In a few weeks, Google may implement a native ad blocker on its Chrome browser for both desktop and mobile. This is according to a Wall Street Journal report citing people familiar with the matter.
How it works…
A huge portion of the web including this tech blog uses advertisements as the main source of revenue. For example, searching on Google remains forever free because the company shows advertisements on the results page.
However, a lot of netizens find ads annoying. While some ads are well-designed and well-placed in web pages, there are also pop-ups and videos that automatically play with audio.
An ad blocker removes advertisements in websites. This results in a better user experience but also reduces the revenue of the said websites. Adblock Plus is a popular ad blocker while the web browser Opera already comes with its own ad blocker.
Ironic for Google?
Google’s revenue comes mostly from advertisements on the search results page, YouTube and its advertising arm Adsense. Hence, some people might think of the plan to add an ad blocker on Chrome as an ironic move. Why remove ads when that’s how you earn money?

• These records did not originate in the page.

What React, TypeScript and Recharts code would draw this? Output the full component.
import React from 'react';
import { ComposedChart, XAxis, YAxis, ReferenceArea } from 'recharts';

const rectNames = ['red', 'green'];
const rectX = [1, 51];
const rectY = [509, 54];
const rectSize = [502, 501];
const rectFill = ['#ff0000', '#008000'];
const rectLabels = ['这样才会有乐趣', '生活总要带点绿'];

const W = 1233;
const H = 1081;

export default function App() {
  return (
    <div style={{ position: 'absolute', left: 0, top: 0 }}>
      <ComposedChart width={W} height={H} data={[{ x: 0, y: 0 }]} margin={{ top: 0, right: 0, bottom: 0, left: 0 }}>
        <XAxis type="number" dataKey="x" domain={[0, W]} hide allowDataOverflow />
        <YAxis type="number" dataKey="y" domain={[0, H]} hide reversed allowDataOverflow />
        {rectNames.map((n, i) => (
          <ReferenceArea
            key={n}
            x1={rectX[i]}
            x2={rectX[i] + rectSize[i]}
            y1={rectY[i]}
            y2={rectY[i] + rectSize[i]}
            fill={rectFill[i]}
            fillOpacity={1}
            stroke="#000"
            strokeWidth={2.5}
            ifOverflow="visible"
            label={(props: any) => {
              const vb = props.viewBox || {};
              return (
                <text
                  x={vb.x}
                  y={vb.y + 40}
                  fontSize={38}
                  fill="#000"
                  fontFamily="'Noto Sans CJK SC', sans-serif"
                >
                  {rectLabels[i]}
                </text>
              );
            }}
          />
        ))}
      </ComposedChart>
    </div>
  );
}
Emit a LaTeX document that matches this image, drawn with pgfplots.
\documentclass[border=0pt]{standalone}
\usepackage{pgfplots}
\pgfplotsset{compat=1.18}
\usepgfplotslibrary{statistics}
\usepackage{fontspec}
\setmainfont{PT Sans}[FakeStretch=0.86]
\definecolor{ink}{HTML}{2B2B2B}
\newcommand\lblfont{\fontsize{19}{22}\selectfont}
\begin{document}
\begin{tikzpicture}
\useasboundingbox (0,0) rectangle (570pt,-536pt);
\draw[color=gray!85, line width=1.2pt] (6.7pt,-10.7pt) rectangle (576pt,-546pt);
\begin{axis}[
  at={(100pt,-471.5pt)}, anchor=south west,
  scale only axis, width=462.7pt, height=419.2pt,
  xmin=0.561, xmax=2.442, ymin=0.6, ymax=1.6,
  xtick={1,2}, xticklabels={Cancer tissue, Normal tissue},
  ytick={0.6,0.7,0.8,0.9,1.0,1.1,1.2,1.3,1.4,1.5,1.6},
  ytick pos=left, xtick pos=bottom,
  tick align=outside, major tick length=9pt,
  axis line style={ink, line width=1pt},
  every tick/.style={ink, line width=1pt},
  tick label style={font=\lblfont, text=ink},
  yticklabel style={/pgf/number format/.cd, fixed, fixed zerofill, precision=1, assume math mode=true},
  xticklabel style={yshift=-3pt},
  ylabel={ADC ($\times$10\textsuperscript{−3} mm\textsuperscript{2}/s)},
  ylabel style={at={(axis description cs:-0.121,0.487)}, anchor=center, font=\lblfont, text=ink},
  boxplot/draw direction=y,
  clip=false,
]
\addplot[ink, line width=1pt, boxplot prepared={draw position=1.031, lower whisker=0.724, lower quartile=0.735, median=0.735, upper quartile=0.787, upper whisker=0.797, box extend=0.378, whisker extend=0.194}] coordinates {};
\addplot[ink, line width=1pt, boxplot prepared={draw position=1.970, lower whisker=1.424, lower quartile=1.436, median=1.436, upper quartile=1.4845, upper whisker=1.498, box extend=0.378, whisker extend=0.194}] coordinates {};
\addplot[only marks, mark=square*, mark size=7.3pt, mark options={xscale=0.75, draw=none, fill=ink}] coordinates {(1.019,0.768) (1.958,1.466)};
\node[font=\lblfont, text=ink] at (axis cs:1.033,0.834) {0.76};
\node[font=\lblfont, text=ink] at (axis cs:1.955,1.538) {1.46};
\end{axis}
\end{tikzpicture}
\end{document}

Well, this is actually a strategy to prevent people from installing other ad blockers. Advertisements on Google’s services will still show on websites despite the Chrome ad blocker since they are ‘acceptable’ based on the Coalition for Better Ads.
It will only block ads that ‘provide bad experiences for users’ such as pop-ups and videos that play automatically with sound.
Google currently pays other companies with ad blockers to allow Google’s ads to show on websites. By implementing a native ad blocker on Chrome, Google can save millions of dollars.
Effects of an Ad Blocker on Chrome
Google Chrome is the most used web browser accounting for more than 58% of market share around the world according to W3Counter. The company can also bake the ad blocker within Android, the world’s most popular operating system for smartphones.
Implementing a native ad blocker on Chrome will definitely affect almost everyone browsing the web.
These are just rumors though. WSJ is a credible source but the details will come out in the coming weeks when Google indeed announce this implementation.